Gambar 4. Penawaran dan permintaan tenaga kerja
Faktor penyebab timbulnya pengangguran diantaranya adalah: (1)rendahnya tingkat upah yang berlaku. Tenaga kerja rela untuk tidak bekerja(=menganggur) karena tingkat upah yang berlaku rendah, disebut pengangguran sukarela. Dari gambar 3 tersebut diketahui bahwa pada upah terendah W2 jumlah penawaran tenaga kerja(SN) sebesar 2 orang lebih kecil dari permintaan tenaga kerja(DN) sebesar 8 orang(Gambar 4). Artinya jumlah tenaga kerja yang rela menganggur 6 orang karena mereka tidak bersedia menerima tingkat upah yang berlaku. Keadaan ini hanya berlaku sementara karena permainan dari makanisme pasar (invisible hand) akan menyebabkan keseimbangan akan terjadi kembali secara otomatis, terjadi pada upah sebesar W5 menghasilkan SN=DN. (2) ketidaksesuaian antara keterampilan tenaga kerja yang diminta(DN) dengan keterampilan penawaran tenaga kerja (SN) yang tersedia, (3)faktor geografis(tempat tinggal), tenaga kerja yang tinggal menetap di Desa mempunyai akses yang terbatas terhadap informasi dibanding dengan tenaga kerja yang tinggal-menetap di Kota, (4)kekurangan permintaan efektif(effective demand). Keadaan ini cenderung mengurangi keuntungan perusahaan sehingga berpotensi menimbulkan pengangguran, dan kemiskinan.
Garis Kemiskinan(GK) perkapita penduduk merupkan tolok ukur (patokan) penilaian seseorang atau sekolompok masyarakat apakah tergolong miskin atau tidak miskin. Perhitungan batas GK mencakup pengeluaran untuk bahan makanan dan bahan non makanan. Jumlahnya berubah pada setiap tahun mengikuti perkembangan perekonomian,
termasuk perkembangan inflasi. Makin maju perekonomian, dan atau makin tinggi inflasi makin tinggi garis kemiskinan penduduk, mengakibatkan jumlah penduduk miskinpun terus bertambah, pada setiap tahunnya.
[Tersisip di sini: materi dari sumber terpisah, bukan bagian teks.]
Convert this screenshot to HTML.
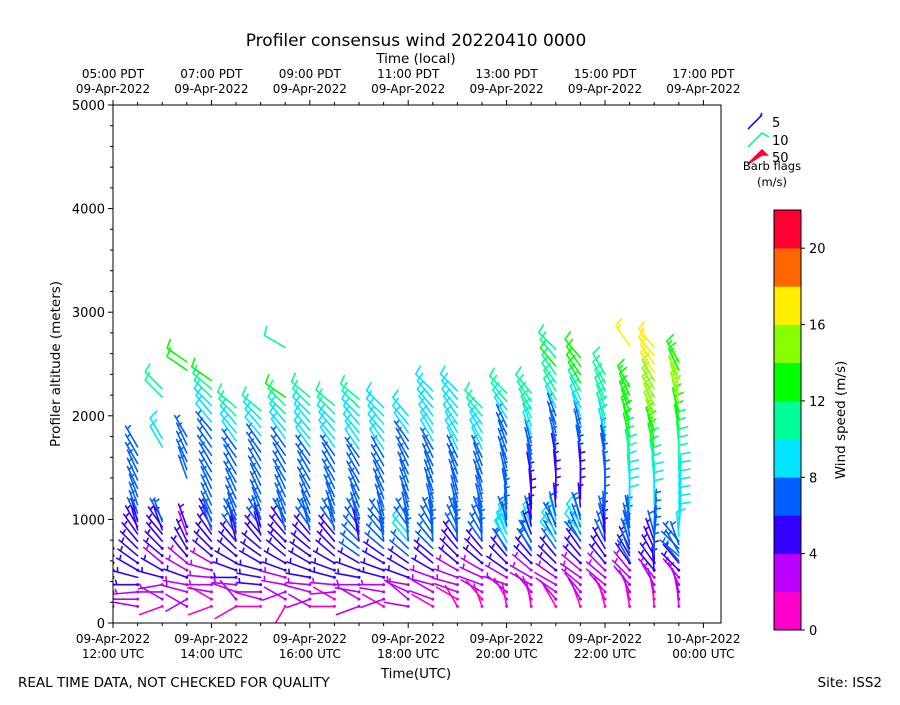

Gambar 5 memaparkan bahwa batas GK penduduk Indonesia pada tahun 2005 sebesar Rp.129,108/ kapita/bulan, meningkat menjadi Rp.152,847/ kapita/bulan pada tahun 2006. Jumlah penduduk miskinpun meningkat, mulanya sebanyak 35,10 juta orang(2005), kemudian meningkat menjadi 39,85 juta pada tahun 2006. Pada tahun 2007 hingga bulan Maret tahun 2013 jumlah penduduk miskin terus mengalami penurunan, meskipun batas GK mengalami peningkatan. Pada tahun 2007 jumlah penduduk miskin berkurang menjadi 37,17 juta orang. Kecenderungan serupa terus terjadi hingga bulan Maret 2013, jumlah penduduk miskin berkurang menjadi 28,07 juta orang, meskipun pada saat yang bersamaan, batas GK penduduk terus mengalami peningkatan(Maipita, 2014 : 99). Keadaan ini terjadi sebagai akibat dari pertumbuhan ekonomi yang relatif tinggi, rata-rata diatas 6,00 persen antara tahun 2007 hingga tahun 2013, kecuali pada tahun 2009 pertumbuhan ekonomi mengalami kontraksi menurun menjadi 4.63 persen (Gambar 3).
Kemiskinan adalah sebuah keadaan yang serba kekurangan dialami oleh sekelompok orang, sehingga mereka tidak mampu untuk menikmati kesehatan yang layak, pendidikan yang tinggi, dan atau konsumsi makanan yang kurang layak dari segi kesehatan. Orang-orang miskin tidak mempunyai kualitas sehingga produktivitas rendah, mengakibatkan pertumbuhan ekonomi juga menjadi rendah. Selanjutnya pendapatan juga rendah, sehingga mereka tidak mampu memenuhi sandang, pangan, dan papan yang layak. Memenuhi kebutuhan pokok sekedar untuk kenyang, tidak memperhatikan aspek gizi, mengakibatkan daya tahan tubuh tidak kuat, sehingga mereka gampang sekali terserang penyakit. Orang miskin terjebak dalam sebuah lingkaran yang tidak berujung pangkal disebut: lingkaran setan (vicious circle .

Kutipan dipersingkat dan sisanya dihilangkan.